Funny how we pursue knowledge. Reading Miller led me to Spengler. And also Knut Hamsen. Reading Kerouac convinced me to read Celine, Buddhist writings, Ginsberg and other Beats, Thomas Wolfe. (Reading Thomas Wolfe didn't lead me to anything...) Funny, also, but I'd completely forgotten this...at one point Miller spends a couple pages talking about a book called In Tune With the Infinite by Ralph Waldo Trine. I'm sitting here at the computer looking at that very book on the shelf above me. That book I read in my New Age period, what I call my "attitude adjustment" phase. Miller had nothing to do with my picking up that book, as far as I know, but I think it's fascinating that it should have been known to him.

3 comments:

Anonymous said...

So what attitude did you adjust?

Anonymous said...

There is more to reading than is revealed on the surface. It's almost as if minds connect over or behind objects. A book being an object. My example is that once a friend handed me Siddharta, and said, "Netty you have to read this. I don't care when it comes back." I put it on my bookshelf and it was there for about two years. At that time I had watched an argument going on, people waylaying opinions in heated fashion. I listened and realized that in reality they agreed, just highlighting aspects from a different place inside themselves. Later that evening my hand reached up to a book in the bookshelf. It was Siddhartha. I looked at it and wanted to read it. I didn't know why. But reading it I learned about same situations highlighted from different view points. Don't ask me now which parts of the book explained that to me. But it did. And I was facinated. And many more times I have reached out for books on impulse and they communicated to me exactly where I was at in my thinking at that particualar time, and would lead me on to more reading and expanded knowledge.

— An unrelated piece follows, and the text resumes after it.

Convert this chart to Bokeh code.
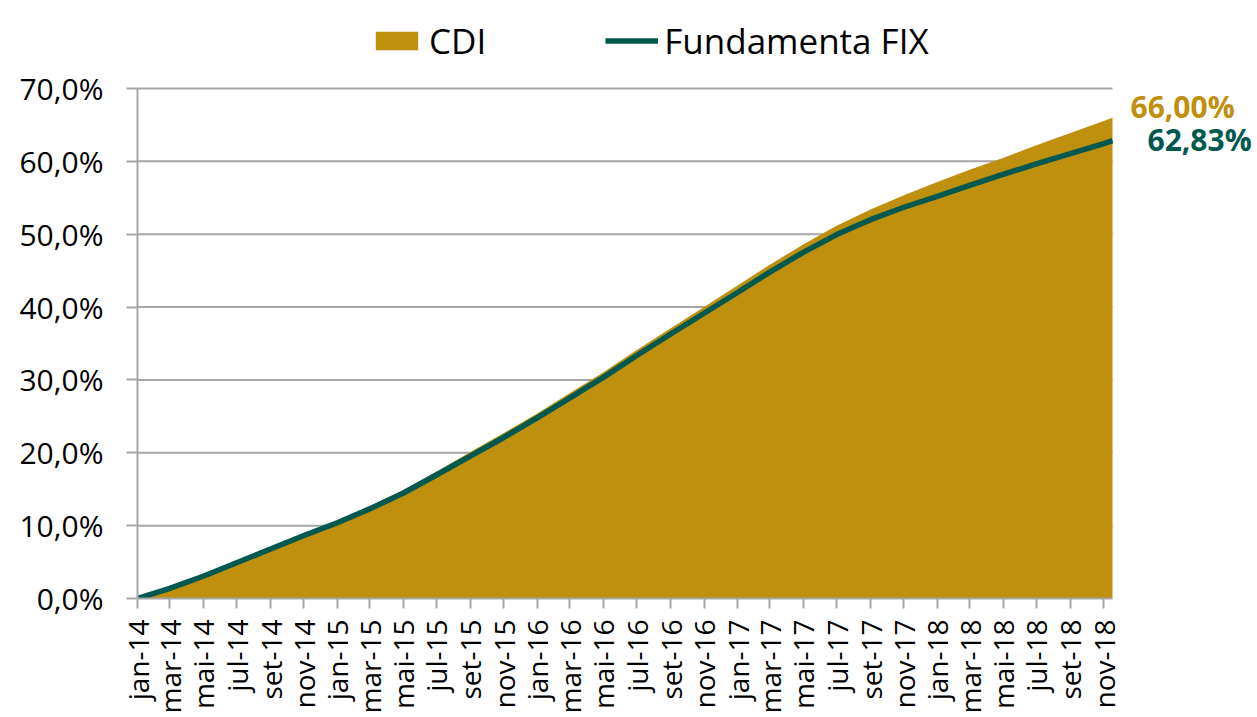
import pandas as pd
from math import pi
from bokeh.plotting import figure
from bokeh.models import (Range1d, FixedTicker, Legend, LegendItem, Label,
                          ColumnDataSource)
from bokeh.embed import file_html
from bokeh.resources import INLINE

# ---------------- data ----------------
dates = ["2014-01-01", "2014-03-01", "2014-05-01", "2014-07-01", "2014-09-01", "2014-11-01",
         "2015-01-01", "2015-03-01", "2015-05-01", "2015-07-01", "2015-09-01", "2015-11-01",
         "2016-01-01", "2016-03-01", "2016-05-01", "2016-07-01", "2016-09-01", "2016-11-01",
         "2017-01-01", "2017-03-01", "2017-05-01", "2017-07-01", "2017-09-01", "2017-11-01",
         "2018-01-01", "2018-03-01", "2018-05-01", "2018-07-01", "2018-09-01", "2018-11-01",
         "2018-11-17"]
cdi = [0.0, 1.5, 3.2, 5.05, 7.0, 8.9,
       10.7, 12.65, 14.85, 17.4, 20.1, 22.7,
       25.4, 28.2, 31.05, 34.1, 37.1, 40.0,
       42.95, 45.8, 48.6, 51.15, 53.4, 55.35,
       57.15, 58.85, 60.45, 62.2, 63.9, 65.55,
       66.00]
fix = [0.0, 1.4, 3.05, 4.9, 6.8, 8.65,
       10.4, 12.3, 14.45, 16.95, 19.55, 22.1,
       24.8, 27.55, 30.35, 33.35, 36.3, 39.15,
       42.0, 44.8, 47.5, 49.95, 52.0, 53.7,
       55.2, 56.7, 58.2, 59.65, 61.05, 62.45,
       62.83]

tick_dates = ["2014-01-01", "2014-03-01", "2014-05-01", "2014-07-01", "2014-09-01", "2014-11-01",
              "2015-01-01", "2015-03-01", "2015-05-01", "2015-07-01", "2015-09-01", "2015-11-01",
              "2016-01-01", "2016-03-01", "2016-05-01", "2016-07-01", "2016-09-01", "2016-11-01",
              "2017-01-01", "2017-03-01", "2017-05-01", "2017-07-01", "2017-09-01", "2017-11-01",
              "2018-01-01", "2018-03-01", "2018-05-01", "2018-07-01", "2018-09-01", "2018-11-01"]
tick_labels = ["jan-14", "mar-14", "mai-14", "jul-14", "set-14", "nov-14",
               "jan-15", "mar-15", "mai-15", "jul-15", "set-15", "nov-15",
               "jan-16", "mar-16", "mai-16", "jul-16", "set-16", "nov-16",
               "jan-17", "mar-17", "mai-17", "jul-17", "set-17", "nov-17",
               "jan-18", "mar-18", "mai-18", "jul-18", "set-18", "nov-18"]
y_ticks = [0, 10, 20, 30, 40, 50, 60, 70]
y_labels = ["0,0%", "10,0%", "20,0%", "30,0%", "40,0%", "50,0%", "60,0%", "70,0%"]
series_names = ["CDI", "Fundamenta FIX"]
end_labels = ["66,00%", "62,83%"]

GOLD = "#BF8F0E"
TEAL = "#00594E"
GRAY = "#A6A6A6"
FONT = "Open Sans"

# ---------------- layout (pixels) ----------------
W, H = 1257, 717
LEFT, DATA_RIGHT, TOP70, BOTTOM = 137, 1112, 88, 598


def to_ms(d):
    return pd.Timestamp(d).value / 1e6


x_ms = [to_ms(d) for d in dates]
tick_ms = [to_ms(d) for d in tick_dates]

# extend the ranges so that the legend and the end labels sit inside the frame
x0, x1 = x_ms[0], x_ms[-1]
x_end = x0 + (x1 - x0) * (W - LEFT) / (DATA_RIGHT - LEFT)
y_top = y_ticks[-1] * BOTTOM / (BOTTOM - TOP70)

src = ColumnDataSource(dict(x=x_ms, cdi=cdi, fix=fix))

p = figure(width=W, height=H, x_axis_type="datetime",
           x_range=Range1d(x0, x_end), y_range=Range1d(0, y_top),
           output_backend="svg", toolbar_location=None,
           min_border_left=LEFT, min_border_right=0,
           min_border_top=0, min_border_bottom=H - BOTTOM)
p.outline_line_color = None
p.background_fill_color = "white"
p.border_fill_color = "white"
p.xgrid.visible = False
p.ygrid.visible = False

# horizontal gridlines limited to the data span
grid_y = y_ticks[1:]
p.segment(x0=[x0] * len(grid_y), x1=[x1] * len(grid_y), y0=grid_y, y1=grid_y,
          line_color=GRAY, line_width=2)

area = p.varea(x="x", y1=0, y2="cdi", source=src, fill_color=GOLD)
line = p.line(x="x", y="fix", source=src, line_color=TEAL, line_width=5.5,
              line_join="round")

# axes
p.xaxis.bounds = (x0, x1)
p.xaxis.ticker = FixedTicker(ticks=tick_ms)
p.xaxis.major_label_overrides = {t: l for t, l in zip(tick_ms, tick_labels)}
p.xaxis.major_label_orientation = pi / 2
p.xaxis.major_label_text_font = FONT
p.xaxis.major_label_text_font_size = "28px"
p.xaxis.major_label_text_color = "black"
p.xaxis.major_label_standoff = 11
p.xaxis.major_tick_out = 10
p.xaxis.major_tick_in = 0
p.xaxis.minor_tick_out = 0
p.xaxis.minor_tick_in = 0
p.xaxis.axis_line_color = GRAY
p.xaxis.axis_line_width = 2
p.xaxis.major_tick_line_color = GRAY
p.xaxis.major_tick_line_width = 2

p.yaxis.bounds = (y_ticks[0], y_ticks[-1])
p.yaxis.ticker = FixedTicker(ticks=y_ticks)
p.yaxis.major_label_overrides = {t: l for t, l in zip(y_ticks, y_labels)}
p.yaxis.major_label_text_font = FONT
p.yaxis.major_label_text_font_size = "30px"
p.yaxis.major_label_text_color = "black"
p.yaxis.major_label_standoff = 23
p.yaxis.major_tick_out = 11
p.yaxis.major_tick_in = 0
p.yaxis.minor_tick_out = 0
p.yaxis.minor_tick_in = 0
p.yaxis.axis_line_color = GRAY
p.yaxis.axis_line_width = 2
p.yaxis.major_tick_line_color = GRAY
p.yaxis.major_tick_line_width = 2

# legend (inside the enlarged frame, above the 70% line)
legend = Legend(items=[LegendItem(label=series_names[0], renderers=[area]),
                       LegendItem(label=series_names[1], renderers=[line])],
                orientation="horizontal", location=(370 - LEFT, BOTTOM - 64),
                glyph_width=53, glyph_height=23, label_standoff=6, spacing=119,
                padding=0, margin=0, border_line_color=None,
                background_fill_alpha=0,
                label_text_font=FONT, label_text_font_size="35px",
                label_text_color="black")
p.add_layout(legend, "center")

# end labels
p.add_layout(Label(x=x1, y=cdi[-1], x_offset=18, y_offset=11,
                   text=end_labels[0], text_color=GOLD, text_font=FONT,
                   text_font_size="30px", text_font_style="bold",
                   text_baseline="middle", text_align="left"))
p.add_layout(Label(x=x1, y=fix[-1], x_offset=35, y_offset=1,
                   text=end_labels[1], text_color=TEAL, text_font=FONT,
                   text_font_size="30px", text_font_style="bold",
                   text_baseline="middle", text_align="left"))

open("out.html", "w").write(file_html(p, INLINE))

And you know, I don't know if we put our own answers to the writing/reading we do. Do we read more than what is on the page? Is something communicating outside words/books? I do know that much later I have often searched books I had read before and appreciated for certain aspects, and couldn't even find those aspects that had taught me so much.

There is a bit of magic going on. Herman Hesse expressed it with: "You don't choose books, books come to you."